[TASK REQUIREMENTS]: Each record that follows should be repeated exactly, minus any images.

--- Begin DATA SUPPLIED ---

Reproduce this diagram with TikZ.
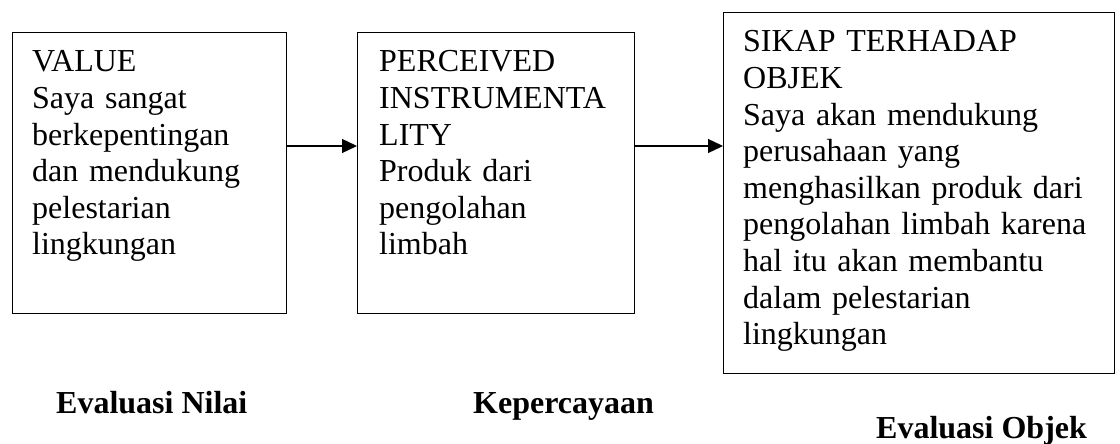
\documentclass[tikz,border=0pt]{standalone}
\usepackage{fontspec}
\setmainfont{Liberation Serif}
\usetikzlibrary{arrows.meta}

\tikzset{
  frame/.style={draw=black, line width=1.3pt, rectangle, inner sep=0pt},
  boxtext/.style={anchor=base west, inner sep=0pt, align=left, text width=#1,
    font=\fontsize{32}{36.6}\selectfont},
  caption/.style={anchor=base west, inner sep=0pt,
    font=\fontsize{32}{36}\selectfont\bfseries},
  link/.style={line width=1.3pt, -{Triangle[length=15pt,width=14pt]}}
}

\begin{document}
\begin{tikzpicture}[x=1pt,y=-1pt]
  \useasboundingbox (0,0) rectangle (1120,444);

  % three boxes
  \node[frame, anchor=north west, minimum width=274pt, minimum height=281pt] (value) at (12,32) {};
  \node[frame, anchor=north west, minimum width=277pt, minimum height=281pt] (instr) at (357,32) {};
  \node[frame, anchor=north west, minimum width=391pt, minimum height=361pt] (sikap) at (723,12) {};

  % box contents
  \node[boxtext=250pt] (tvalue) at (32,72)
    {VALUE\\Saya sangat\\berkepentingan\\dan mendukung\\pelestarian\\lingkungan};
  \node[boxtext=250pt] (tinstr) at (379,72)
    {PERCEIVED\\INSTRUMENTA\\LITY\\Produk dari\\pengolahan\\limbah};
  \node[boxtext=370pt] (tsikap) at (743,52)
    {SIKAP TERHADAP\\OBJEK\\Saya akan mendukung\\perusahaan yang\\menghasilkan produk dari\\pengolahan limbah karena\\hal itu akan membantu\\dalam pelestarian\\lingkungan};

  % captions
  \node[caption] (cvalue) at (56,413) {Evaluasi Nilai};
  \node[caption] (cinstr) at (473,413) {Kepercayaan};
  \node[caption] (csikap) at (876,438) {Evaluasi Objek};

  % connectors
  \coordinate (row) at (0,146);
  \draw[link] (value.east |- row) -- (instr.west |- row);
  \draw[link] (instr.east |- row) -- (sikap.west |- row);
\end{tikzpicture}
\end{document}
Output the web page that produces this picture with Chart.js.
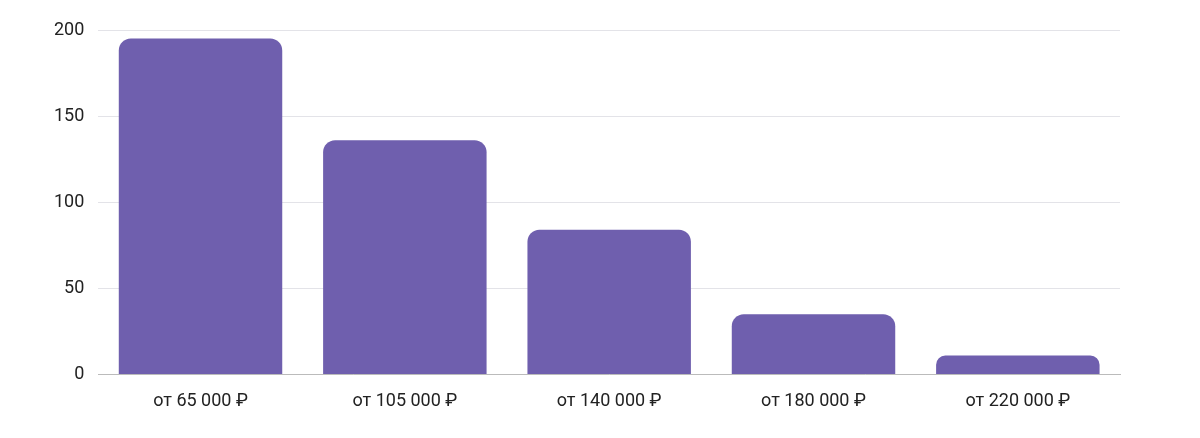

--- End DATA SUPPLIED ---

[TASK ANSWER]:
Reproduce this diagram with TikZ.
\documentclass[tikz,border=0pt]{standalone}
\usepackage{fontspec}
\setmainfont{Liberation Serif}
\usetikzlibrary{arrows.meta}

\tikzset{
  frame/.style={draw=black, line width=1.3pt, rectangle, inner sep=0pt},
  boxtext/.style={anchor=base west, inner sep=0pt, align=left, text width=#1,
    font=\fontsize{32}{36.6}\selectfont},
  caption/.style={anchor=base west, inner sep=0pt,
    font=\fontsize{32}{36}\selectfont\bfseries},
  link/.style={line width=1.3pt, -{Triangle[length=15pt,width=14pt]}}
}

\begin{document}
\begin{tikzpicture}[x=1pt,y=-1pt]
  \useasboundingbox (0,0) rectangle (1120,444);

  % three boxes
  \node[frame, anchor=north west, minimum width=274pt, minimum height=281pt] (value) at (12,32) {};
  \node[frame, anchor=north west, minimum width=277pt, minimum height=281pt] (instr) at (357,32) {};
  \node[frame, anchor=north west, minimum width=391pt, minimum height=361pt] (sikap) at (723,12) {};

  % box contents
  \node[boxtext=250pt] (tvalue) at (32,72)
    {VALUE\\Saya sangat\\berkepentingan\\dan mendukung\\pelestarian\\lingkungan};
  \node[boxtext=250pt] (tinstr) at (379,72)
    {PERCEIVED\\INSTRUMENTA\\LITY\\Produk dari\\pengolahan\\limbah};
  \node[boxtext=370pt] (tsikap) at (743,52)
    {SIKAP TERHADAP\\OBJEK\\Saya akan mendukung\\perusahaan yang\\menghasilkan produk dari\\pengolahan limbah karena\\hal itu akan membantu\\dalam pelestarian\\lingkungan};

  % captions
  \node[caption] (cvalue) at (56,413) {Evaluasi Nilai};
  \node[caption] (cinstr) at (473,413) {Kepercayaan};
  \node[caption] (csikap) at (876,438) {Evaluasi Objek};

  % connectors
  \coordinate (row) at (0,146);
  \draw[link] (value.east |- row) -- (instr.west |- row);
  \draw[link] (instr.east |- row) -- (sikap.west |- row);
\end{tikzpicture}
\end{document}
Output the web page that produces this picture with Chart.js.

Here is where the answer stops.